** start Exercise input **
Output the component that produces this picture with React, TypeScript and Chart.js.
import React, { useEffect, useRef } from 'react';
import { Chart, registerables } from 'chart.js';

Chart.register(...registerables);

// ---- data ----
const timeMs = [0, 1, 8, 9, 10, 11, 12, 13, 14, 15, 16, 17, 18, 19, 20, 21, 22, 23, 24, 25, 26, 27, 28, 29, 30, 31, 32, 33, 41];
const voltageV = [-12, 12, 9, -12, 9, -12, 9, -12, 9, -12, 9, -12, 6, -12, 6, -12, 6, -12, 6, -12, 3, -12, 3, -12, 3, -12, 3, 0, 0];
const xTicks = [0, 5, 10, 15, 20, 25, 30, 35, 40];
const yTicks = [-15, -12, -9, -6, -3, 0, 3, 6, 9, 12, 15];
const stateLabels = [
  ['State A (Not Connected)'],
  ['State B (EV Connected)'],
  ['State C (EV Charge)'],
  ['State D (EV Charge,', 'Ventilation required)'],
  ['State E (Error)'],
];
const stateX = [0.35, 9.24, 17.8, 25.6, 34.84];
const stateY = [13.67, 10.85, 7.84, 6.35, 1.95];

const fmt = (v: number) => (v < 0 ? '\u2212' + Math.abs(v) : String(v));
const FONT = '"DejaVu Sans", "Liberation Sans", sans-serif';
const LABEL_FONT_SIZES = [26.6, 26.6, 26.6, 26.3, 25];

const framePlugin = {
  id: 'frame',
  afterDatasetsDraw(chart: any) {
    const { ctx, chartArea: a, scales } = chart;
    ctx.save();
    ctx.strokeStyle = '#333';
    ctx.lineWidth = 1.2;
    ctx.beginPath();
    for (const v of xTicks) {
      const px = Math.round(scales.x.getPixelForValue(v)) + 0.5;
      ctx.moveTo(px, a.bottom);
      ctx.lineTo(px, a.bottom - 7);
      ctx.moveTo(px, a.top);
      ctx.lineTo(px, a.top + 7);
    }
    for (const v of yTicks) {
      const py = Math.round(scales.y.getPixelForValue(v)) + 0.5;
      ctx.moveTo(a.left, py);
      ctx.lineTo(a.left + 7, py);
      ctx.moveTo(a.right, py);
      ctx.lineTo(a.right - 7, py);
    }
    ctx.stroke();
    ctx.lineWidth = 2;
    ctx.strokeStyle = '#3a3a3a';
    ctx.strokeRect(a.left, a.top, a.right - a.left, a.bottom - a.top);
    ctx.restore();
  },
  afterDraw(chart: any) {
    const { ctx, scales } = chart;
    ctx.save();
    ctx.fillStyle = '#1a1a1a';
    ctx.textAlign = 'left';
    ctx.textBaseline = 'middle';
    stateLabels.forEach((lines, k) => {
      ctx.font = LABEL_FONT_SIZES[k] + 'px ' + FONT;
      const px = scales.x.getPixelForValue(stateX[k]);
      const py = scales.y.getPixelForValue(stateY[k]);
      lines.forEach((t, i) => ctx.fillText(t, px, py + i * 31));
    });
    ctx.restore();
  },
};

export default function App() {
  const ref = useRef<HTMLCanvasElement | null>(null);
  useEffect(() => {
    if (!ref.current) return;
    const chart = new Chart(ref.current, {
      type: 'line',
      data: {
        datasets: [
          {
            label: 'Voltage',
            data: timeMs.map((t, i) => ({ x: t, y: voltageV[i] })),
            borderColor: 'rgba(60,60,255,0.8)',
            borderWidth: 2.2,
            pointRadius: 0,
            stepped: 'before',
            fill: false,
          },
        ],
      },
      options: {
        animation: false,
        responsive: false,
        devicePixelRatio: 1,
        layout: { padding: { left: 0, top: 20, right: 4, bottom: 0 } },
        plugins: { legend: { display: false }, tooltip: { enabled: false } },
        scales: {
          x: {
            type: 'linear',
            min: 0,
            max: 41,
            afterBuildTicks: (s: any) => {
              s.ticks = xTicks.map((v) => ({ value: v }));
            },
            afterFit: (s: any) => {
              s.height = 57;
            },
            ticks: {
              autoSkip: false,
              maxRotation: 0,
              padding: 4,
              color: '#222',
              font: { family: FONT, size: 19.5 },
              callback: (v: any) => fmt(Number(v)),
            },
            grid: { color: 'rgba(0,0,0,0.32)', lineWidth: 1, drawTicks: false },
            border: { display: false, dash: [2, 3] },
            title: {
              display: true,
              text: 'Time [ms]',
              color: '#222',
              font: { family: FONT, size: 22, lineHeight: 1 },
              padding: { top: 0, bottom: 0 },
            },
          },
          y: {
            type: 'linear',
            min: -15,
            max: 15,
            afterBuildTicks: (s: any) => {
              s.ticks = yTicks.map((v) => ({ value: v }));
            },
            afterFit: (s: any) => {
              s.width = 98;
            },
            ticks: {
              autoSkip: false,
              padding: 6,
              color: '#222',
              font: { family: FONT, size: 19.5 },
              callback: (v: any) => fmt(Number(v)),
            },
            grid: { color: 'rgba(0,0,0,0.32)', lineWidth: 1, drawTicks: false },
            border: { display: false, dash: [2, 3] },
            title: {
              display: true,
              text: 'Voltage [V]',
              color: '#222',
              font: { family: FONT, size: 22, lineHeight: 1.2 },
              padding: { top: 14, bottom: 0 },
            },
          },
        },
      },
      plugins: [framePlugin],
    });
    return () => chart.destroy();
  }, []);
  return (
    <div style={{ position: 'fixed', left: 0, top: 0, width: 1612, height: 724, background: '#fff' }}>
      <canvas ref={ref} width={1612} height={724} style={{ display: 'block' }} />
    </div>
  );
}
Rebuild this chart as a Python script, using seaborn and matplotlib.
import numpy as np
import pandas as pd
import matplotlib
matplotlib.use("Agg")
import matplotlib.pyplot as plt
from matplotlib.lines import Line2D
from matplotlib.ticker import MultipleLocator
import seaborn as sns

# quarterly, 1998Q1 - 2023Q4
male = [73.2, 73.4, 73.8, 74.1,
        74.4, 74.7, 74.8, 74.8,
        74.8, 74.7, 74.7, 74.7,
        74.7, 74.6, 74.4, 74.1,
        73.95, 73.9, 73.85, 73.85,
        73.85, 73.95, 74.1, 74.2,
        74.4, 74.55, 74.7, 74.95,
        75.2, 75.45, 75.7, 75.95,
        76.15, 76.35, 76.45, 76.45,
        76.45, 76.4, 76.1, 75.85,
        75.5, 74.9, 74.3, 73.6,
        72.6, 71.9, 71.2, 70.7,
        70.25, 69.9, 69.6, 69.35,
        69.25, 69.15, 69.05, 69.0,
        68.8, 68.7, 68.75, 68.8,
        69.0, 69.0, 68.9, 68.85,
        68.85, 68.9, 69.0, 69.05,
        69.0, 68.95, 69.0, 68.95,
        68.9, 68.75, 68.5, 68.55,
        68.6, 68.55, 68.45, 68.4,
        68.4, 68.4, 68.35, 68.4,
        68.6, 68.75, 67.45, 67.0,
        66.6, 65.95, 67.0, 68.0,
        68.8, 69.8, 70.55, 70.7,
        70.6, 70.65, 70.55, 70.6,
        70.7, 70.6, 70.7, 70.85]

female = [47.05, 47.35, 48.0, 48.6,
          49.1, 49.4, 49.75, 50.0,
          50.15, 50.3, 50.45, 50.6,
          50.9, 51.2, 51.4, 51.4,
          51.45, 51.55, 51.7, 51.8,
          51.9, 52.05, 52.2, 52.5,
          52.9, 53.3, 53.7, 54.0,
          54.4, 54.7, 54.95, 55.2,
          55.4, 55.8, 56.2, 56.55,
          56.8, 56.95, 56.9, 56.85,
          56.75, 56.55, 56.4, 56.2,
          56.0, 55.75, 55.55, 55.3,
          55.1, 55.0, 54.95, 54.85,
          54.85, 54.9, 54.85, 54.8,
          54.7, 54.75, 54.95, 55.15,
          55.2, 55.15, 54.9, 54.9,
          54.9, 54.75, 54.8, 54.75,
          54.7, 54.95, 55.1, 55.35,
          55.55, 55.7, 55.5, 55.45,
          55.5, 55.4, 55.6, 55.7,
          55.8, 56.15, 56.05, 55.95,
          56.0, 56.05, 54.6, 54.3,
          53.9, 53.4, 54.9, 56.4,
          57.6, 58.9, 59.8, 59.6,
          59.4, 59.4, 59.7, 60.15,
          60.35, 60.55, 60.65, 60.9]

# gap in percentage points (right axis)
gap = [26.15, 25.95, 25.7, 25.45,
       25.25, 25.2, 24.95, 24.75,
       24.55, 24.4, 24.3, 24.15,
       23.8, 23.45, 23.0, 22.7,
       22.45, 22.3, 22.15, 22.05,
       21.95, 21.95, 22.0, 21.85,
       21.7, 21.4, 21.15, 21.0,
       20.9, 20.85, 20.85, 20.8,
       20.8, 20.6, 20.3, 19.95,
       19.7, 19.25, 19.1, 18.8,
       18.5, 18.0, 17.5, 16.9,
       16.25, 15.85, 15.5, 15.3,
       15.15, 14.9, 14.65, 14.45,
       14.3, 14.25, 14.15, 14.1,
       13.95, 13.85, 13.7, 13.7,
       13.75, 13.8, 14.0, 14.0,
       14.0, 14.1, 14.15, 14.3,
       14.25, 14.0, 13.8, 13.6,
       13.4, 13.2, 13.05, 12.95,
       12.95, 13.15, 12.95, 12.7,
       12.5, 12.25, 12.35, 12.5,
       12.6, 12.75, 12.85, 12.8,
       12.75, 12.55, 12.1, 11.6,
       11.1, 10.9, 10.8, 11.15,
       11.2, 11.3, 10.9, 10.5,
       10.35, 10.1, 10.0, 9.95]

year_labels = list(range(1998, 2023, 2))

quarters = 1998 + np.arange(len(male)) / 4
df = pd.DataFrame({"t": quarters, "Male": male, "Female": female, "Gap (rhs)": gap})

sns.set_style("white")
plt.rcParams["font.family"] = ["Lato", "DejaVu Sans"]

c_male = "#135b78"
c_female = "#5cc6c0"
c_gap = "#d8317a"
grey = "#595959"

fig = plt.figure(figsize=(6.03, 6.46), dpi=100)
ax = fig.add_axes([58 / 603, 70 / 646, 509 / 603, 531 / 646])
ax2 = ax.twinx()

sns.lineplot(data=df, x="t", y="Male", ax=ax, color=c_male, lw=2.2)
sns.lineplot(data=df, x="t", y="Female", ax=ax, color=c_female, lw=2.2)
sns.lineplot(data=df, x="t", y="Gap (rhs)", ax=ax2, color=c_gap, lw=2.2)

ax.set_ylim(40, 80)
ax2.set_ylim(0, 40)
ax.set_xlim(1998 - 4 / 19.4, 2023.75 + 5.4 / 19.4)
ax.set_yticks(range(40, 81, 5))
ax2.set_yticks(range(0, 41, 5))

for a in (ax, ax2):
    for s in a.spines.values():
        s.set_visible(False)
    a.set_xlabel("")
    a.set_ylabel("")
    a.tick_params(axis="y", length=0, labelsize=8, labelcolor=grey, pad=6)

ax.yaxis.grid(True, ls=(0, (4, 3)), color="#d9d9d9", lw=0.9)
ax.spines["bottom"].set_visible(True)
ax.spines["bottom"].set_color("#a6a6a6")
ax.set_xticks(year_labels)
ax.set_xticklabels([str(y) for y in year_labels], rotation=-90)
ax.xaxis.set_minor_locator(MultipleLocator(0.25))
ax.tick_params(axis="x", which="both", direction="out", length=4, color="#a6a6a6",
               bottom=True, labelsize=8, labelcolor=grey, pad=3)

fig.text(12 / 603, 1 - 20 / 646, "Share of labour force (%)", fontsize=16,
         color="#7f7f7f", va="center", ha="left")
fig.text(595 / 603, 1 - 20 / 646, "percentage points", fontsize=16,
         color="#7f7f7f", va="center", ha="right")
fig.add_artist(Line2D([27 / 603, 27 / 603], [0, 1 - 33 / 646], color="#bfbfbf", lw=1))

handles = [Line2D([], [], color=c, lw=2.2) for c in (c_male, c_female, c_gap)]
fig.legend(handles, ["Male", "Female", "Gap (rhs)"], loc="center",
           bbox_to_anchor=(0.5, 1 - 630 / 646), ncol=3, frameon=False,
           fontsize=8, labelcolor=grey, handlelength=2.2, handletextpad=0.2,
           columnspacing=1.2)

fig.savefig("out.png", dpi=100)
** end Exercise input **
■ The task ■
Output nothing except the lines from the line with "Rebuild this chart" through the line with "70.7, 70.6, 70.7, 70.85]", copied exactly, end lines included.

■ Worked solution ■
Rebuild this chart as a Python script, using seaborn and matplotlib.
import numpy as np
import pandas as pd
import matplotlib
matplotlib.use("Agg")
import matplotlib.pyplot as plt
from matplotlib.lines import Line2D
from matplotlib.ticker import MultipleLocator
import seaborn as sns

# quarterly, 1998Q1 - 2023Q4
male = [73.2, 73.4, 73.8, 74.1,
        74.4, 74.7, 74.8, 74.8,
        74.8, 74.7, 74.7, 74.7,
        74.7, 74.6, 74.4, 74.1,
        73.95, 73.9, 73.85, 73.85,
        73.85, 73.95, 74.1, 74.2,
        74.4, 74.55, 74.7, 74.95,
        75.2, 75.45, 75.7, 75.95,
        76.15, 76.35, 76.45, 76.45,
        76.45, 76.4, 76.1, 75.85,
        75.5, 74.9, 74.3, 73.6,
        72.6, 71.9, 71.2, 70.7,
        70.25, 69.9, 69.6, 69.35,
        69.25, 69.15, 69.05, 69.0,
        68.8, 68.7, 68.75, 68.8,
        69.0, 69.0, 68.9, 68.85,
        68.85, 68.9, 69.0, 69.05,
        69.0, 68.95, 69.0, 68.95,
        68.9, 68.75, 68.5, 68.55,
        68.6, 68.55, 68.45, 68.4,
        68.4, 68.4, 68.35, 68.4,
        68.6, 68.75, 67.45, 67.0,
        66.6, 65.95, 67.0, 68.0,
        68.8, 69.8, 70.55, 70.7,
        70.6, 70.65, 70.55, 70.6,
        70.7, 70.6, 70.7, 70.85]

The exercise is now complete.